Despite almost 3,000 companies signing the code, a recent study found that late payment practices are “still rife” across the nation.
Launched in 2008, the Prompt Payment Code requires signatories to pay suppliers within 60 days of receipt of goods and within the terms agreed at the outset of the contract.
However, a review of the rules found that poor payment practices continue to plague small businesses, with £23.4 billion worth of late invoices owed to suppliers in 2020.
Many signatories also failed to meet the 95 per cent target for paying invoices within 60 days, the study found.
To support businesses, the reforms will see the current 60-day target cut in half to 30 days. The overhaul will also see several changes come into effect from today.
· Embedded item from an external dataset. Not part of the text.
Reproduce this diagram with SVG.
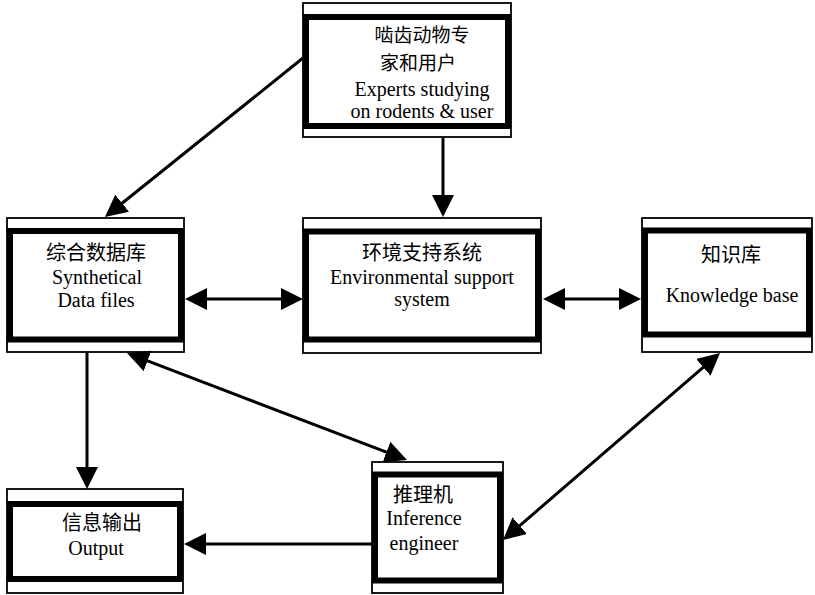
<svg xmlns="http://www.w3.org/2000/svg" width="815" height="595" viewBox="0 0 815 595">
<style>
.outer{fill:#fff;stroke:#000;stroke-width:1.8}
.thick{fill:#fff;stroke:#000;stroke-width:6}
.cn{font-family:"Noto Sans CJK SC",serif;font-size:20px;fill:#000;text-anchor:middle}
.cs{font-size:19px}
.en{font-family:"Liberation Serif",serif;font-size:20px;fill:#000;text-anchor:middle}
.con{stroke:#000;stroke-width:3;fill:none}
</style>
<defs>
<marker id="ah" markerUnits="userSpaceOnUse" markerWidth="22" markerHeight="22" viewBox="0 0 22 22" refX="14" refY="11" orient="auto-start-reverse">
<path d="M0,0 L22,11 L0,22 z" fill="#000"/>
</marker>
</defs>
<rect width="815" height="595" fill="#fff"/>
<g id="experts">
<rect class="outer" x="303" y="3" width="208" height="134"/>
<rect class="thick" x="306" y="17" width="202" height="109"/>
<text class="cn cs" x="422" y="42">啮齿动物专</text>
<text class="cn cs" x="418" y="70">家和用户</text>
<text class="en" x="422" y="96">Experts studying</text>
<text class="en" x="422" y="118">on rodents &amp; user</text>
</g>
<g id="synthetical">
<rect class="outer" x="7" y="218" width="177" height="134"/>
<rect class="thick" x="10" y="231" width="171" height="108.5"/>
<text class="cn" x="96" y="260">综合数据库</text>
<text class="en" x="97" y="284">Synthetical</text>
<text class="en" x="96" y="307">Data files</text>
</g>
<g id="environment">
<rect class="outer" x="303" y="218" width="238" height="135"/>
<rect class="thick" x="306" y="231.5" width="232" height="108"/>
<text class="cn" x="422" y="260">环境支持系统</text>
<text class="en" x="422" y="284">Environmental support</text>
<text class="en" x="422" y="306">system</text>
</g>
<g id="knowledge">
<rect class="outer" x="642" y="218" width="170" height="134"/>
<rect class="thick" x="645" y="230.5" width="164" height="104"/>
<text class="cn" x="731" y="262">知识库</text>
<text class="en" x="732" y="302">Knowledge base</text>
</g>
<g id="output">
<rect class="outer" x="7" y="489" width="176" height="104"/>
<rect class="thick" x="10" y="504" width="170" height="75"/>
<text class="cn" x="102" y="530">信息输出</text>
<text class="en" x="96" y="555">Output</text>
</g>
<g id="inference">
<rect class="outer" x="372" y="462" width="131" height="131"/>
<rect class="thick" x="375" y="474.5" width="125" height="106"/>
<text class="cn" x="423" y="502">推理机</text>
<text class="en" x="424" y="525">Inference</text>
<text class="en" x="424" y="550">engineer</text>
</g>
<g id="connectors">
<line class="con" x1="303" y1="58" x2="111.2" y2="212" marker-end="url(#ah)"/>
<line class="con" x1="443" y1="137" x2="443" y2="209" marker-end="url(#ah)"/>
<line class="con" x1="193" y1="299" x2="295" y2="299" marker-start="url(#ah)" marker-end="url(#ah)"/>
<line class="con" x1="551" y1="299" x2="633" y2="299" marker-start="url(#ah)" marker-end="url(#ah)"/>
<line class="con" x1="87" y1="352" x2="87" y2="481" marker-end="url(#ah)"/>
<line class="con" x1="134.5" y1="355.9" x2="399.5" y2="457.1" marker-start="url(#ah)" marker-end="url(#ah)"/>
<line class="con" x1="713.9" y1="358.2" x2="509.1" y2="534.8" marker-start="url(#ah)" marker-end="url(#ah)"/>
<line class="con" x1="372" y1="544" x2="192" y2="544" marker-end="url(#ah)"/>
</g>
</svg>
These include:
- requiring a company’s CEO or Finance Director, or the business owner where it is a small business, to personally sign the Code to ensure responsibility for payment practices is taken at the highest level of an organisation
- introducing a new logo for signatories to use in external communications to show their commitment to the Code, making it more damaging to a company’s reputation to breach it
- acknowledgement as a condition of signing the Code that suppliers can charge interest on late invoices
- enabling administrators of the Code to investigate breaches based on third-party information
Commenting on the announcement, Small Business Minister Paul Scully said: “Today, we are relieving some of the pressure on small business owners by introducing significant reforms to the UK payments regime – pushing big businesses to pay their suppliers on time.
“By signing up to the Prompt Payment Code and sticking to its rules, large firms can help Britain to build back better, protecting the jobs, innovation and growth which small businesses drive right across the UK.”
According to the latest statistics, around 50,000 businesses are forced to close every year due to late payments.